We have had a Makerspace at my school for a few months now and although it started slowly (mainly due to kids not knowing what the educational jargon of Makerspace actually meant), it has grown in popularity and in richness. The best things the kids have made is great friendships and this is no mean feat considering many of these students generally struggle when it comes to social interaction. I have marveled at their passion for creating and their unbelievable skill. I have written a post previously about our Makerspace (you can find it here) and in this post I talked about how I purchased everything and opened nothing. This is about letting the students own the whole process. This has definitely been a shift for some students and they are now fully on board. The below story is a perfect example.
In the area of 3D printing, we have been exploring Thingiverse to download existing 3D models and using Google Sketchup with the STL plugin to create our own 3d models. The 3D printer definitely has the wow factor and even though it is just a entry level model, the students are fixated and desperate to print their own model to take home. With all the interest, the 3D printer has most definitely been working over time. That was until a little while back when it just stopped working. It would turn on, load a model, initialise but then not much else. One of the other two teachers that I run the Makerspace with, made contact with the supplier and this led to an even richer maker experience…fixing. Below is the email reply that was sent back.
You really have to love a company that wishes to empower their client base to be a part of their own solution. The below email was then sent through to me by my colleague. For those that know me, you would know which call I made.
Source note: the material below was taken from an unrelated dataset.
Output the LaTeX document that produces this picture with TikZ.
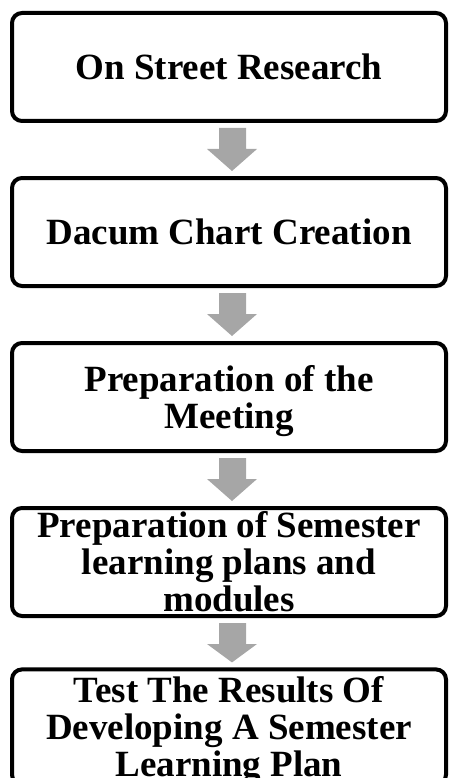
\documentclass[tikz,border=0pt]{standalone}
\usepackage{fontspec}
\setmainfont{Liberation Serif}
\usetikzlibrary{calc}
\definecolor{arrowgray}{HTML}{A6A6A6}
\tikzset{
  stage/.style={draw,line width=4pt,rounded corners=10pt,minimum width=434pt,minimum height=108pt,
    inner sep=0pt,align=center,font=\fontsize{37}{37}\selectfont\bfseries},
}
% invisible strut that pushes the first line of a box down
\newcommand\topstrut[1]{\rule{0pt}{#1}}
% grey block arrow from the bottom of #1 to the top of #2
\newcommand\stagearrow[2]{%
  \fill[arrowgray]($(#1.south)+(-10,5)$)--($(#1.south)+(-10,26)$)--($(#1.south)+(-22,26)$)
    --($(#2.north)+(3,-5)$)--($(#1.south)+(28,26)$)--($(#1.south)+(17,26)$)--($(#1.south)+(17,5)$)--cycle;}
\begin{document}
\begin{tikzpicture}[x=1pt,y=-1pt]
\useasboundingbox(0,0)rectangle(448,778);
\clip(0,0)rectangle(448,778);
%
\node[stage](research)at(229,67){On Street Research};
\node[stage](dacum)at(229,232){Dacum Chart Creation};
\node[stage](meeting)at(229,397){\topstrut{35pt}Preparation of the\\Meeting};
\node[stage](plans)at(229,562){Preparation of Semester\\learning plans and\\modules};
\node[stage](test)at(229,727){\topstrut{33pt}Test The Results Of\\Developing A Semester\\Learning Plan};
%
\foreach\a/\b in{research/dacum,dacum/meeting,meeting/plans,plans/test}{\stagearrow{\a}{\b}}
\end{tikzpicture}
\end{document}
The motor arrived two weeks ago and the students were flabbergasted to find out that we weren’t joking when we told them that they would be installing the motor. They were very apprehensive initially but worked together to take off the back plate, remove the power supply and then work towards installing the new motor. When they were at the installation phase, they realised that the motor was the wrong motor. We sent it back and then tried again. We are still a work in progress but what progress we are making. The empowerment of fixing something that was broken has led them to diagnose issues with the plate not heating up properly and about the importance of calibration. They don’t wait for cues to have a go, they just jump in. They trust their collective judgement and boy are they not afraid to let each other know their opinion. Most importantly they are smiling all the way. The Maker/Fixerspace is my favourite time of the week and I know for many of the students attending, this feeling is mutual.